* [Collected material]
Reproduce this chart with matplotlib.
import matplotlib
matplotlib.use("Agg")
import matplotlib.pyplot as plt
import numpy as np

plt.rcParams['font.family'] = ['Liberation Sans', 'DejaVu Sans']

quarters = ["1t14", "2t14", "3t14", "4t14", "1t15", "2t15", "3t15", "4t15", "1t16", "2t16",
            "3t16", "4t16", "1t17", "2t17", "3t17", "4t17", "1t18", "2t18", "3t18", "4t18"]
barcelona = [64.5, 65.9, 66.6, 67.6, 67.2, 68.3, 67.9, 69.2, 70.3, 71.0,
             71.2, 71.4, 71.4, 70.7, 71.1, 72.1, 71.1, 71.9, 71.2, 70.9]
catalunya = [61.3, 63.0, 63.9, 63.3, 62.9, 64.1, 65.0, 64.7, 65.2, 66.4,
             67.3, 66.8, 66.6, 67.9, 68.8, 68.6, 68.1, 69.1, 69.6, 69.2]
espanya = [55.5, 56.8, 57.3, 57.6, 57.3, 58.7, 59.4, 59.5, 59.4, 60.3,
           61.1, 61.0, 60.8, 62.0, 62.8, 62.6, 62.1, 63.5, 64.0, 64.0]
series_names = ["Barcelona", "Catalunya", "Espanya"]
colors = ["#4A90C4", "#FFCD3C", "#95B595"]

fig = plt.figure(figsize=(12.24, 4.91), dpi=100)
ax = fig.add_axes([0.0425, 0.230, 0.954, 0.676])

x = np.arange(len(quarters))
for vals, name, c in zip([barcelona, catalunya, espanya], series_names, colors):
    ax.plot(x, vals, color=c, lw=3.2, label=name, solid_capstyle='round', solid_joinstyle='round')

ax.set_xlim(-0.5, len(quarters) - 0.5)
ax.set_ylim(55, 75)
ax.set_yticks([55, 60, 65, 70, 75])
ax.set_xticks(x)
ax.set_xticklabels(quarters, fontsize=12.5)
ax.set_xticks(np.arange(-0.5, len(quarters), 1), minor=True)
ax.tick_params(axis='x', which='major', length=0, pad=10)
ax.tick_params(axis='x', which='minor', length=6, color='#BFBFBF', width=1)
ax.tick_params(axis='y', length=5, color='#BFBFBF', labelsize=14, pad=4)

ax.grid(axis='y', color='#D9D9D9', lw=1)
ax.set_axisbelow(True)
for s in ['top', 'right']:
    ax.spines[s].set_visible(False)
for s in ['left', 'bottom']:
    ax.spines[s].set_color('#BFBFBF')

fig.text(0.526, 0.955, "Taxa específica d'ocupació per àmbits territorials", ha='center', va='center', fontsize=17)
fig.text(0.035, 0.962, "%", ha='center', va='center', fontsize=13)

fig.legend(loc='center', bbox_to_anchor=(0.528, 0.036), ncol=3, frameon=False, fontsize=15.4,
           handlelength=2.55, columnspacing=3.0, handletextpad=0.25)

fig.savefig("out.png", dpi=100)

* [Task requirements] The required output is the exact run of lines from the beginning of the listing above to the line that contains "label=name, solid_capstyle='round', solid_joinstyle='round')", inclusive of both.

* [Answer to the task]
Reproduce this chart with matplotlib.
import matplotlib
matplotlib.use("Agg")
import matplotlib.pyplot as plt
import numpy as np

plt.rcParams['font.family'] = ['Liberation Sans', 'DejaVu Sans']

quarters = ["1t14", "2t14", "3t14", "4t14", "1t15", "2t15", "3t15", "4t15", "1t16", "2t16",
            "3t16", "4t16", "1t17", "2t17", "3t17", "4t17", "1t18", "2t18", "3t18", "4t18"]
barcelona = [64.5, 65.9, 66.6, 67.6, 67.2, 68.3, 67.9, 69.2, 70.3, 71.0,
             71.2, 71.4, 71.4, 70.7, 71.1, 72.1, 71.1, 71.9, 71.2, 70.9]
catalunya = [61.3, 63.0, 63.9, 63.3, 62.9, 64.1, 65.0, 64.7, 65.2, 66.4,
             67.3, 66.8, 66.6, 67.9, 68.8, 68.6, 68.1, 69.1, 69.6, 69.2]
espanya = [55.5, 56.8, 57.3, 57.6, 57.3, 58.7, 59.4, 59.5, 59.4, 60.3,
           61.1, 61.0, 60.8, 62.0, 62.8, 62.6, 62.1, 63.5, 64.0, 64.0]
series_names = ["Barcelona", "Catalunya", "Espanya"]
colors = ["#4A90C4", "#FFCD3C", "#95B595"]

fig = plt.figure(figsize=(12.24, 4.91), dpi=100)
ax = fig.add_axes([0.0425, 0.230, 0.954, 0.676])

x = np.arange(len(quarters))
for vals, name, c in zip([barcelona, catalunya, espanya], series_names, colors):
    ax.plot(x, vals, color=c, lw=3.2, label=name, solid_capstyle='round', solid_joinstyle='round')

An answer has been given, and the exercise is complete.